Marie-France Brière
Champ de contraintes
06.09–12.10.2024
Salle 1
06.09–12.10.2024
Salle 1
Vernissage
Vendredi 6 septembre, 17h
Artiste
Marie-France Brière
Dans les années 1980, Marie-France Brière se rend à Pietrasanta en Italie, ville médiévale de Toscane, considérée comme la capitale du traitement artistique de plusieurs matières. Siècle après siècle, l’activité principale de Pietrasanta consiste en l’exploration artistique de l’alliage du bronze et le façonnage du marbre. Le minerais est extrait à proximité, directement des carrières de Carrare étant en surexploitation depuis l’époque romaine. Pendant son séjour italien, l’artiste perfectionne ses savoir-faire techniques de traitements laborieux et méticuleux de la pierre. Elle apprend à lire et à écrire ce matériau à l’usage millénaire.
Brière revient à Montréal avec des blocs de marbre carien pour poursuivre sa trajectoire : remodeler l’espace-temps de la pierre parmi ses strates et ses interstices. Encore à ce jour, en ciselant les couches de sens de cette matière à la formation irréversible, la statuaire éprouve les possibilités de transformation — à la fois de révélation et de disparition — de celle-ci. Le marbre est un amas de pression (im)prévisible, pour le moins difficile à interpréter.
Le titre de la présente exposition, Champ de contraintes, correspond au terme polysémique introduit par Augustin Louis, baron Cauchy en 1822 : « tenseur des contraintes ». Celui-ci caractérise la distribution des contraintes à l’intérieur d’un matériau ou d’une structure. Dans le cadre de la géologie structurale et de la tectonique, il est question des paléo-contraintes, représentant la partie anisotrope du tenseur des contraintes, responsable des déformations comme les plis, les failles ou les schistosités. Dans ses volumes, Brière porte une attention particulière à la répartition du point de force qu’elle exerce sur les surfaces afin de les sculpter.
À travers son plus récent corpus, l’artiste a été ostensiblement guidée par un texte de la philosophe féministe Catherine Malabou, La plasticité au soir de l’écriture, paru en 2005. Dans son atelier, Marie-France Brière expérimente — ou interprète — le marbre comme les pages blanches d’un palimpseste à la plasticité insoupçonnée. Pour Malabou, la plasticité est une qualité malléable qui permet une transformation continue, influençant la manière dont nous réagissons et nous adaptons aux évolutions. C’est dans ce sens que nous devons ici comprendre la plasticité, comme une sorte de lecture-écriture : la propension de la matière à se modeler, à changer de configuration sous l’effet d’une quelconque force — intrinsèque ou extrinsèque à celle-ci. En d’autres mots, la sculptrice matérialise l’intervention invisible de sa lecture de la pierre pour ensuite y écrire des formes en devenir. Elle s’engage à même la mouvance possible de la substance sémantique.
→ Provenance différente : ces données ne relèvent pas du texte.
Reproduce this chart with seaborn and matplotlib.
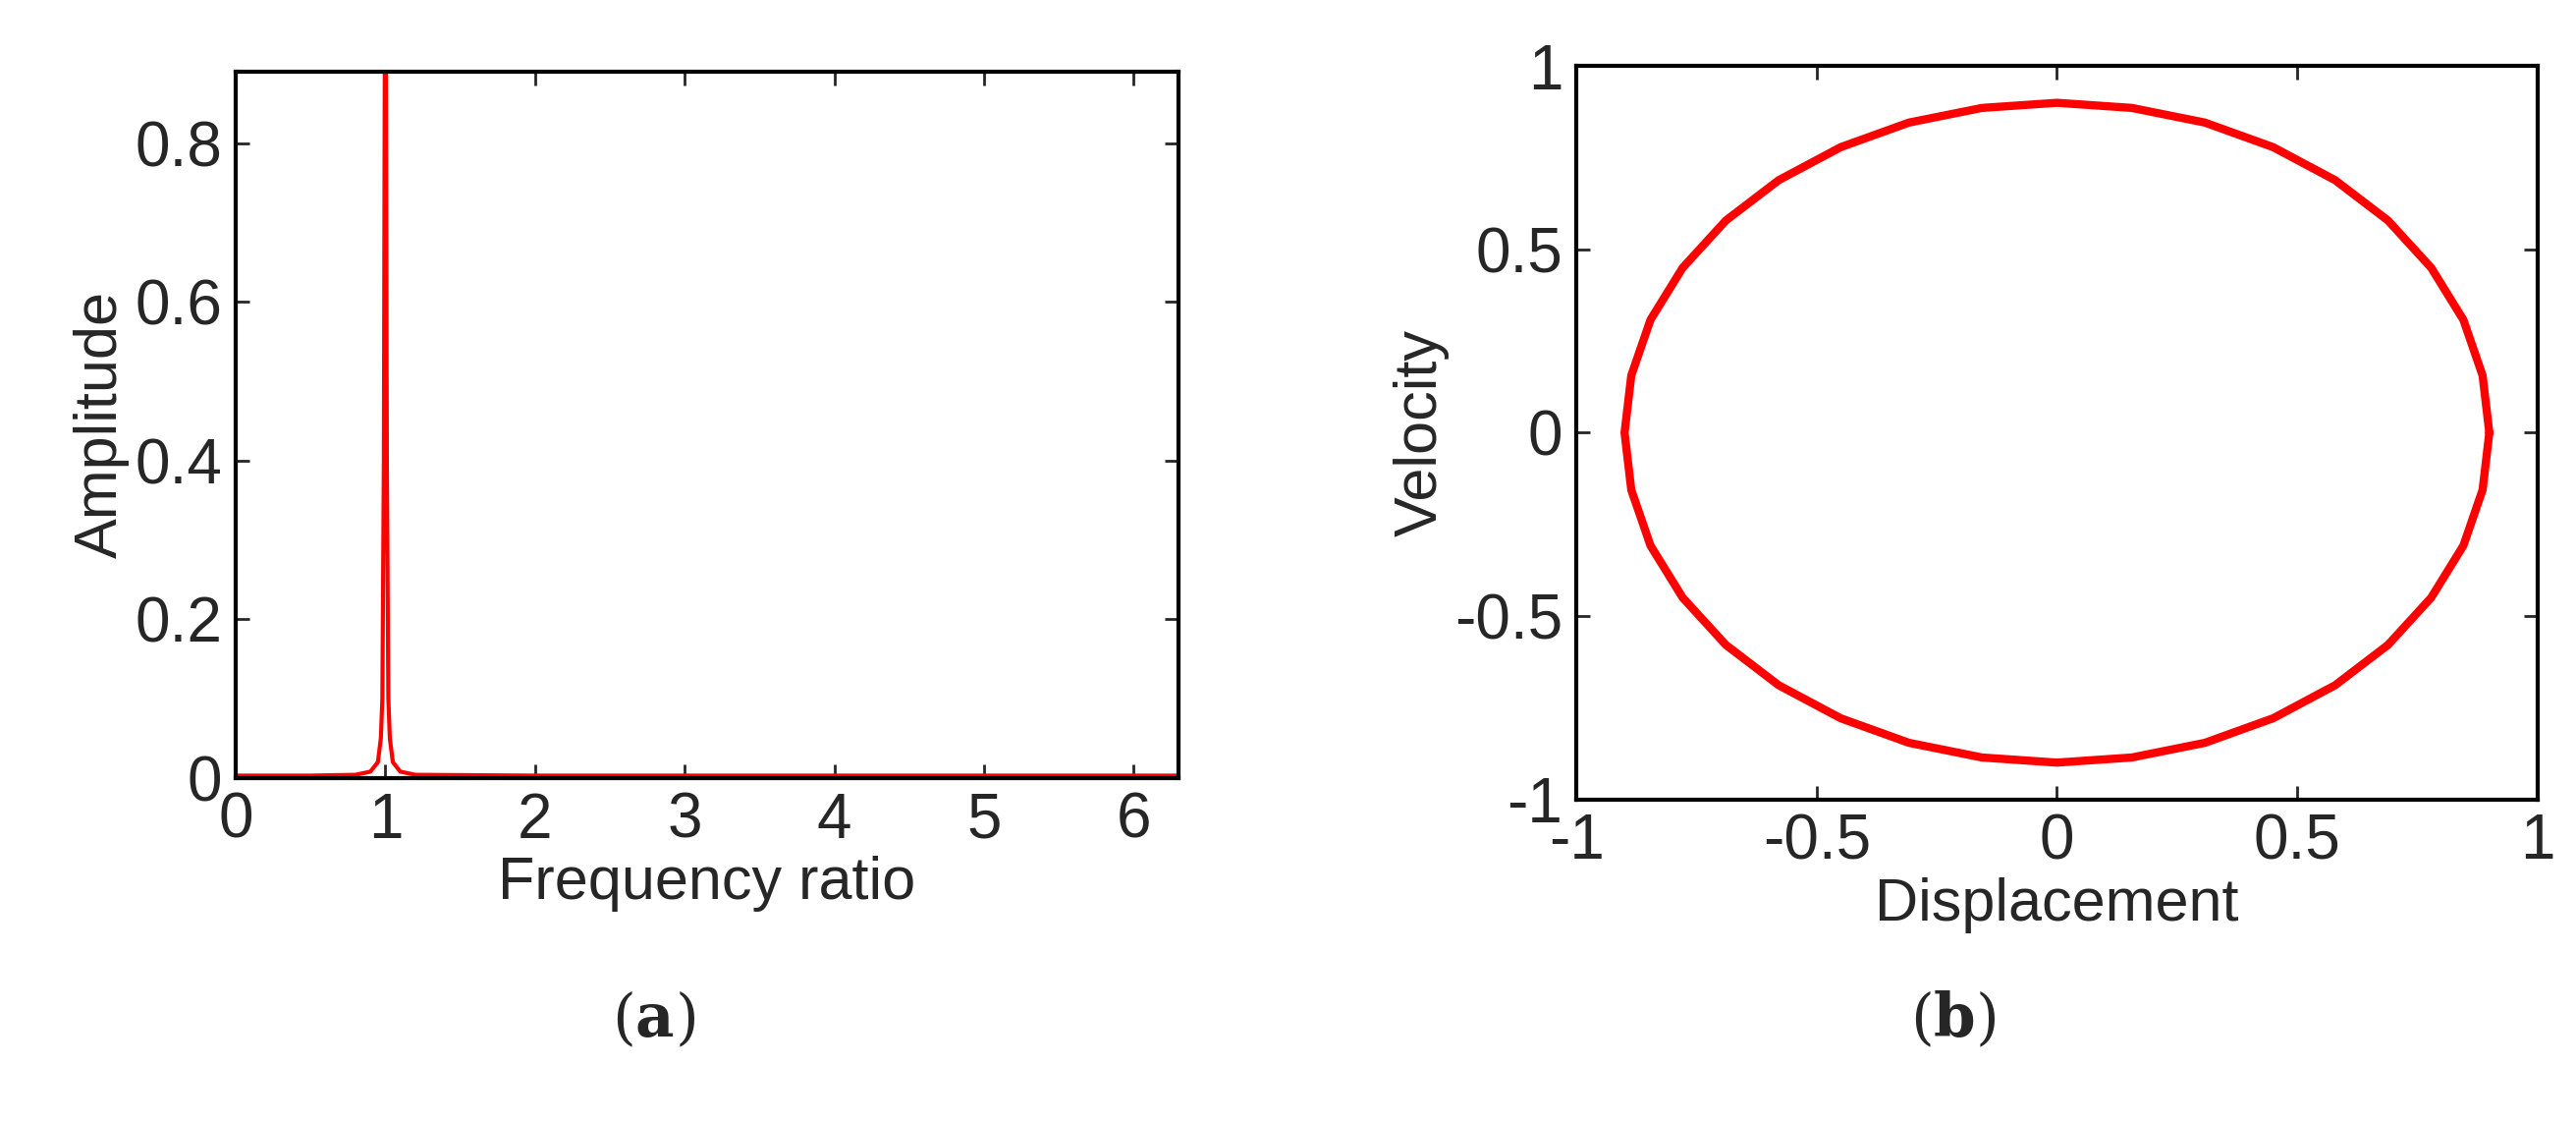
import matplotlib
matplotlib.use("Agg")
import matplotlib.pyplot as plt
import seaborn as sns
import pandas as pd

sns.set_style("white")
plt.rcParams['font.family'] = ['Liberation Sans', 'DejaVu Sans']

freq = [0.0, 0.5, 0.8, 0.9, 0.95, 0.97, 0.98, 0.99, 1.0, 1.01, 1.02, 1.03, 1.05, 1.1, 1.2, 2.0, 6.3]
amp = [0.003, 0.003, 0.004, 0.008, 0.02, 0.05, 0.1, 0.4, 1.2, 0.4, 0.1, 0.05, 0.02, 0.008, 0.004, 0.003, 0.003]

disp = [0.900, 0.886, 0.846, 0.779, 0.689, 0.579, 0.450, 0.308, 0.156, 0.0,
        -0.156, -0.308, -0.450, -0.579, -0.689, -0.779, -0.846, -0.886, -0.900,
        -0.886, -0.846, -0.779, -0.689, -0.579, -0.450, -0.308, -0.156, 0.0,
        0.156, 0.308, 0.450, 0.579, 0.689, 0.779, 0.846, 0.886, 0.900]
vel = [0.0, 0.156, 0.308, 0.450, 0.579, 0.689, 0.779, 0.846, 0.886, 0.900,
       0.886, 0.846, 0.779, 0.689, 0.579, 0.450, 0.308, 0.156, 0.0,
       -0.156, -0.308, -0.450, -0.579, -0.689, -0.779, -0.846, -0.886, -0.900,
       -0.886, -0.846, -0.779, -0.689, -0.579, -0.450, -0.308, -0.156, 0.0]

fig = plt.figure(figsize=(26.23, 11.41), dpi=100)
ax1 = fig.add_axes([0.0915, 0.306, 0.366, 0.630])
ax2 = fig.add_axes([0.612, 0.287, 0.373, 0.654])

sns.lineplot(x=freq, y=amp, ax=ax1, color='red', lw=3, sort=False, estimator=None)
ax1.set_xlim(0, 6.3)
ax1.set_ylim(0, 0.89)
ax1.set_xticks([0, 1, 2, 3, 4, 5, 6])
ax1.set_xticklabels(['0', '1', '2', '3', '4', '5', '6'])
ax1.set_yticks([0, 0.2, 0.4, 0.6, 0.8])
ax1.set_yticklabels(['0', '0.2', '0.4', '0.6', '0.8'])
ax1.set_xlabel('Frequency ratio', fontsize=44)
ax1.set_ylabel('Amplitude', fontsize=44, labelpad=4)

df = pd.DataFrame({'d': disp, 'v': vel})
sns.lineplot(data=df, x='d', y='v', ax=ax2, color='red', lw=6, sort=False, estimator=None)
ax2.set_xlim(-1, 1)
ax2.set_ylim(-1, 1)
ax2.set_xticks([-1, -0.5, 0, 0.5, 1])
ax2.set_xticklabels(['-1', '-0.5', '0', '0.5', '1'])
ax2.set_yticks([-1, -0.5, 0, 0.5, 1])
ax2.set_yticklabels(['-1', '-0.5', '0', '0.5', '1'])
ax2.set_xlabel('Displacement', fontsize=44)
ax2.set_ylabel('Velocity', fontsize=44, labelpad=4)

for ax in (ax1, ax2):
    for s in ax.spines.values():
        s.set_visible(True)
        s.set_color('black')
        s.set_linewidth(3)
    ax.tick_params(direction='in', length=10, width=2, labelsize=46,
                   top=True, right=True, bottom=True, left=True, pad=10)

fig.text(0.2465, 0.075, '(', fontsize=44, family='DejaVu Serif', ha='right')
fig.text(0.2465, 0.075, 'a', fontsize=44, family='DejaVu Serif', weight='bold', ha='left')
fig.text(0.2620, 0.075, ')', fontsize=44, family='DejaVu Serif', ha='left')
fig.text(0.7505, 0.075, '(', fontsize=44, family='DejaVu Serif', ha='right')
fig.text(0.7505, 0.075, 'b', fontsize=44, family='DejaVu Serif', weight='bold', ha='left')
fig.text(0.7670, 0.075, ')', fontsize=44, family='DejaVu Serif', ha='left')

fig.savefig('out.png', dpi=100)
Dans l’exposition, les monolithes de marbre sont présentés à la verticale comme à l’horizontale. Ils sont soutenus au moyen de pièces filiformes d’aluminium — dont certaines sont nappées d’étoffes de feutre. La mise en espace, sorte de trajet balisé de diverses structures monumentales, alterne circulation et contemplation. Les surfaces des parallélépipèdes sont ainsi observables dans leur quasi-intégralité. Des frictions et des tensions sont ressenties parmi les textures tavelées. Les reliefs de gestuelles, élevés en saillie ou creusés en sillon, suggèrent l’érosion des mines d’extraction. La disproportion entre les gestes de prélèvement des matériaux et l’évocation de leur proximité relative avec leur lieu d’origine — malgré leur distance réelle — se ressent dans chacune des œuvres. Un volume doré en laiton poli prend place parmi cet ensemble. La proposition réverbérante se reflète ici et là dans la salle, telle une aura.
Avec Champ de contraintes, nous relisons et traduisons les veinures du marbre. Le corpus de Marie-France Brière converge vers cette propension pour le langage vernaculaire ; une langue immémoriale et immuable.